**Given request:** Will you output the lines between the ones holding "Reproduce this chart with D3.js." and "52, 54, 56];", inclusive, exactly as they stand, and only those lines, with the pictures left out?

(Charts and diagrams as code)
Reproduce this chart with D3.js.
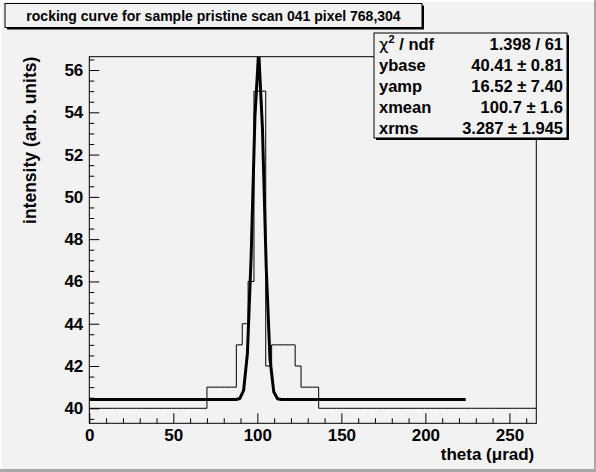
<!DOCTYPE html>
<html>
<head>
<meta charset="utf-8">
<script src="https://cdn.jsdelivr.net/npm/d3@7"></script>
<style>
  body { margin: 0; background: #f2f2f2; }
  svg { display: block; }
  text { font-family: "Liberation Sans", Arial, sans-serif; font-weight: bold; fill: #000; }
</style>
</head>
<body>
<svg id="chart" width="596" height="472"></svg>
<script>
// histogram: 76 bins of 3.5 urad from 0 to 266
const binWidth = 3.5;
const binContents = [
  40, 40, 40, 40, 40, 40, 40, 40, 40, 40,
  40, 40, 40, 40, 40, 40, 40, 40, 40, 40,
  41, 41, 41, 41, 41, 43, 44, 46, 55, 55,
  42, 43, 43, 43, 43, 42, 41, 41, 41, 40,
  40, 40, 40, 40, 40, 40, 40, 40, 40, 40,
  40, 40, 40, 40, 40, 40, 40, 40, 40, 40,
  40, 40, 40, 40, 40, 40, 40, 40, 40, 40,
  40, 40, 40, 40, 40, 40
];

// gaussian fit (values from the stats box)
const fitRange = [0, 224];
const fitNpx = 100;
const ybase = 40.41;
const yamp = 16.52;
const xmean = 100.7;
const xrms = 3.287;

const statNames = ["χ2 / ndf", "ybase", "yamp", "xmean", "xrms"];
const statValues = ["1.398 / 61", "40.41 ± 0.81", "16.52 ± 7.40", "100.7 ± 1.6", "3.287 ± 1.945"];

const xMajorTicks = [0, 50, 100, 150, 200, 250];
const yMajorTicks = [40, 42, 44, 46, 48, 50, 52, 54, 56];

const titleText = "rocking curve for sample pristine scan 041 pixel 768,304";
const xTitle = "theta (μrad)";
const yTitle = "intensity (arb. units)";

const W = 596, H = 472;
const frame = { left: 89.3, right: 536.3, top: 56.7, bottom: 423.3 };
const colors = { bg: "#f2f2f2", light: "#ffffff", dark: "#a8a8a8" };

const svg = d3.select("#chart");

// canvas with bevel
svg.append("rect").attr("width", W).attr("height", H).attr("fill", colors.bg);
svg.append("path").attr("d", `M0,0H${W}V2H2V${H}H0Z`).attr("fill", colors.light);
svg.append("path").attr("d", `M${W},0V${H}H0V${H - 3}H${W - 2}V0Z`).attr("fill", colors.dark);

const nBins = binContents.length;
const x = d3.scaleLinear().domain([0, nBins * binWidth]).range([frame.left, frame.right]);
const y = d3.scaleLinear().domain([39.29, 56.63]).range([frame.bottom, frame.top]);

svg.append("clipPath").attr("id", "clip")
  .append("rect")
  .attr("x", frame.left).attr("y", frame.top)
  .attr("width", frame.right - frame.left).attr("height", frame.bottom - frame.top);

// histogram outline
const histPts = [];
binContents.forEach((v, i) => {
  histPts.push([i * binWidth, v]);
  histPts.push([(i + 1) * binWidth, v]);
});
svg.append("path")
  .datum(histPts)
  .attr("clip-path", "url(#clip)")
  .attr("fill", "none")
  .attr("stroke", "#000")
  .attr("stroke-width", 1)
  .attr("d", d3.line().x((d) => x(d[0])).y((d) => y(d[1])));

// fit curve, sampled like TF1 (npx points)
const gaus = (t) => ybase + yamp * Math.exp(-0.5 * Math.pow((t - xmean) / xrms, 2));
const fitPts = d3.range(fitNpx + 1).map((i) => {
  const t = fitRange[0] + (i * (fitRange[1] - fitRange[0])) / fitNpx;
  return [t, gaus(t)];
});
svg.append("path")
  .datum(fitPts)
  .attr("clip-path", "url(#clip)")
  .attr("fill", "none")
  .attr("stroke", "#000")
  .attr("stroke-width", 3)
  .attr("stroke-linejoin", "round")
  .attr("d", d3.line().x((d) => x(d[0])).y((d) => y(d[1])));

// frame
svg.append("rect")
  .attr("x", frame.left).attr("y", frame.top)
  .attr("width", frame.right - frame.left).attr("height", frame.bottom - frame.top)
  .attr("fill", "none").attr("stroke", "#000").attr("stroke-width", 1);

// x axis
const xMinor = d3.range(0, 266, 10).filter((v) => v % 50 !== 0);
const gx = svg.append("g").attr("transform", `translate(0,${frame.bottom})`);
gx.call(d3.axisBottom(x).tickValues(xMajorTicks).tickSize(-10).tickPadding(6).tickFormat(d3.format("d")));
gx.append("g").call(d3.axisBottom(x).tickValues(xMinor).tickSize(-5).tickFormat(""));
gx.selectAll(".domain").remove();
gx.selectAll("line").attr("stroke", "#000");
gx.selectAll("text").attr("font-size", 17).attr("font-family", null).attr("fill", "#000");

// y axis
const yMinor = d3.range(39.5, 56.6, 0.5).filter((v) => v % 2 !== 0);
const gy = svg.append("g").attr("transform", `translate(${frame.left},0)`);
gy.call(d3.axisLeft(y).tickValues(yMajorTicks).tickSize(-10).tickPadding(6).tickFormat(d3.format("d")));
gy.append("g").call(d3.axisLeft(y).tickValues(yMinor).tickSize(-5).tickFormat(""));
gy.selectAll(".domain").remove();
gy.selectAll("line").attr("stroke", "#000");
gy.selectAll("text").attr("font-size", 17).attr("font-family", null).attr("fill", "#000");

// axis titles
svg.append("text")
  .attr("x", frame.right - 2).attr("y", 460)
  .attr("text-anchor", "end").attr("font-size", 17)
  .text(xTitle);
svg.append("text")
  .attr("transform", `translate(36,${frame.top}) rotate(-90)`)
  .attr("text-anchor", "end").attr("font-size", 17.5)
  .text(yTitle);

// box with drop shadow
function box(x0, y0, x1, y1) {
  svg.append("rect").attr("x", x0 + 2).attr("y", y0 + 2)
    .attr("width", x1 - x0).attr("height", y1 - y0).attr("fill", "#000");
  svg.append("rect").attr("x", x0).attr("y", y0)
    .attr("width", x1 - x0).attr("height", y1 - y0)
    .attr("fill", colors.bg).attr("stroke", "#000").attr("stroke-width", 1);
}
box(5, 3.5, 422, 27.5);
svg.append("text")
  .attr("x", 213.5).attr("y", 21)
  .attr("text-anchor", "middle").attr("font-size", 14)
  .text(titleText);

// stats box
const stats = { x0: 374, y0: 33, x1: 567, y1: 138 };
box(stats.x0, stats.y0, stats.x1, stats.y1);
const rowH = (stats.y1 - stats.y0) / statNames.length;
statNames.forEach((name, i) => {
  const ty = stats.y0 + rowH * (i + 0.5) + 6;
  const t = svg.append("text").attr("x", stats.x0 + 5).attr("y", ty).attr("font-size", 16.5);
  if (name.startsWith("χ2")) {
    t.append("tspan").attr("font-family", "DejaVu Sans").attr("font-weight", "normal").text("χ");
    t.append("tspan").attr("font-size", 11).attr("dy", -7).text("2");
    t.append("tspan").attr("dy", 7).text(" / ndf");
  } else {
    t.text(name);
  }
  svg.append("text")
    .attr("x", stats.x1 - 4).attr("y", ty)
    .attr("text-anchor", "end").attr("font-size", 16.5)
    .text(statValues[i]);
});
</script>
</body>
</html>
* * *
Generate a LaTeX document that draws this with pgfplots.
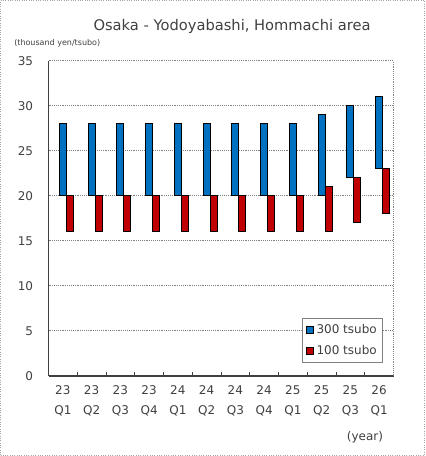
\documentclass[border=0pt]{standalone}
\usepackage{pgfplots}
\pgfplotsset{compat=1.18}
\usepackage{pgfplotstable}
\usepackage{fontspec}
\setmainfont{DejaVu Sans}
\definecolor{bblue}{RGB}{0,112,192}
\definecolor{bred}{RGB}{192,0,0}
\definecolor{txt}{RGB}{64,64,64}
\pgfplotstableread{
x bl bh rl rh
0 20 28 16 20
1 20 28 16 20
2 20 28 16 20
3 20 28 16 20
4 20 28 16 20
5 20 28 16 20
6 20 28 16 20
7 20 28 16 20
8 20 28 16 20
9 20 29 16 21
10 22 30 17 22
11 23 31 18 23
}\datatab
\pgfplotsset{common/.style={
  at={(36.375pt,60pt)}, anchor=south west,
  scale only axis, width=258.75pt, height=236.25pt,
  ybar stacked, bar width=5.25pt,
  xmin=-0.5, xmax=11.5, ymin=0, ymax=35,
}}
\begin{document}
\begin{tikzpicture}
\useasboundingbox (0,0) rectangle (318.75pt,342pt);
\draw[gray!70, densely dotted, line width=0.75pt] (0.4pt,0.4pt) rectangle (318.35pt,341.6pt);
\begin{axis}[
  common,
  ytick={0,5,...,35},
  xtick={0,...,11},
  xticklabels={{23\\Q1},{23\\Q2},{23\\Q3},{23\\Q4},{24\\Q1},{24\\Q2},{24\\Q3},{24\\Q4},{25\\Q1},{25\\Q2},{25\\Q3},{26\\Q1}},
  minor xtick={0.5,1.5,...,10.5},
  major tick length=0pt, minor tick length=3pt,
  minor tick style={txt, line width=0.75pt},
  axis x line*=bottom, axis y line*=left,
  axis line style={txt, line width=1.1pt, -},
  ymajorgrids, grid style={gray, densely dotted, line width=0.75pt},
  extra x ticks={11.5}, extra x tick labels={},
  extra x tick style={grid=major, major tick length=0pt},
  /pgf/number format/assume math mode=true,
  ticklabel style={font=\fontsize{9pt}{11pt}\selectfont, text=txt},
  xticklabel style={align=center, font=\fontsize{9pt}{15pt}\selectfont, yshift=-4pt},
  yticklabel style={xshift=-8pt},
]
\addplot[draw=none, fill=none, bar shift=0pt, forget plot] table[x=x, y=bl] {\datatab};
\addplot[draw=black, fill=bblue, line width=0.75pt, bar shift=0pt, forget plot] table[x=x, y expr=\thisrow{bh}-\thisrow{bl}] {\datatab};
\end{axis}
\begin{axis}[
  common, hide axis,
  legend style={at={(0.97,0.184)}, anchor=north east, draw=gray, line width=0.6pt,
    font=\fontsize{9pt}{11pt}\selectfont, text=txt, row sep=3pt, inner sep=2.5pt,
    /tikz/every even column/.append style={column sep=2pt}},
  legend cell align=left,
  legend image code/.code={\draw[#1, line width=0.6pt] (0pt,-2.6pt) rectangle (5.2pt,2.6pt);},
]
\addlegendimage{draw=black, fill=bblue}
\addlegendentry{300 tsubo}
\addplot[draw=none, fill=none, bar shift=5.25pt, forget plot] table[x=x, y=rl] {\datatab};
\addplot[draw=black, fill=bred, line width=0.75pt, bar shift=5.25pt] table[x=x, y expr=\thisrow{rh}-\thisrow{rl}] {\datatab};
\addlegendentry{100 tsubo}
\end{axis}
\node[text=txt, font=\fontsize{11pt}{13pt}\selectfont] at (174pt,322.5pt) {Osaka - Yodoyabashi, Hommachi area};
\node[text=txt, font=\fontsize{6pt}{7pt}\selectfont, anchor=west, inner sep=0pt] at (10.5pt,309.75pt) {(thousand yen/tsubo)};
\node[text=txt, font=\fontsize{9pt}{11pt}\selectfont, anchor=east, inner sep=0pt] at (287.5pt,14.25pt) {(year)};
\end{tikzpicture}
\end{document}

**Task result:**
Reproduce this chart with D3.js.
<!DOCTYPE html>
<html>
<head>
<meta charset="utf-8">
<script src="https://cdn.jsdelivr.net/npm/d3@7"></script>
<style>
  body { margin: 0; background: #f2f2f2; }
  svg { display: block; }
  text { font-family: "Liberation Sans", Arial, sans-serif; font-weight: bold; fill: #000; }
</style>
</head>
<body>
<svg id="chart" width="596" height="472"></svg>
<script>
// histogram: 76 bins of 3.5 urad from 0 to 266
const binWidth = 3.5;
const binContents = [
  40, 40, 40, 40, 40, 40, 40, 40, 40, 40,
  40, 40, 40, 40, 40, 40, 40, 40, 40, 40,
  41, 41, 41, 41, 41, 43, 44, 46, 55, 55,
  42, 43, 43, 43, 43, 42, 41, 41, 41, 40,
  40, 40, 40, 40, 40, 40, 40, 40, 40, 40,
  40, 40, 40, 40, 40, 40, 40, 40, 40, 40,
  40, 40, 40, 40, 40, 40, 40, 40, 40, 40,
  40, 40, 40, 40, 40, 40
];

// gaussian fit (values from the stats box)
const fitRange = [0, 224];
const fitNpx = 100;
const ybase = 40.41;
const yamp = 16.52;
const xmean = 100.7;
const xrms = 3.287;

const statNames = ["χ2 / ndf", "ybase", "yamp", "xmean", "xrms"];
const statValues = ["1.398 / 61", "40.41 ± 0.81", "16.52 ± 7.40", "100.7 ± 1.6", "3.287 ± 1.945"];

const xMajorTicks = [0, 50, 100, 150, 200, 250];
const yMajorTicks = [40, 42, 44, 46, 48, 50, 52, 54, 56];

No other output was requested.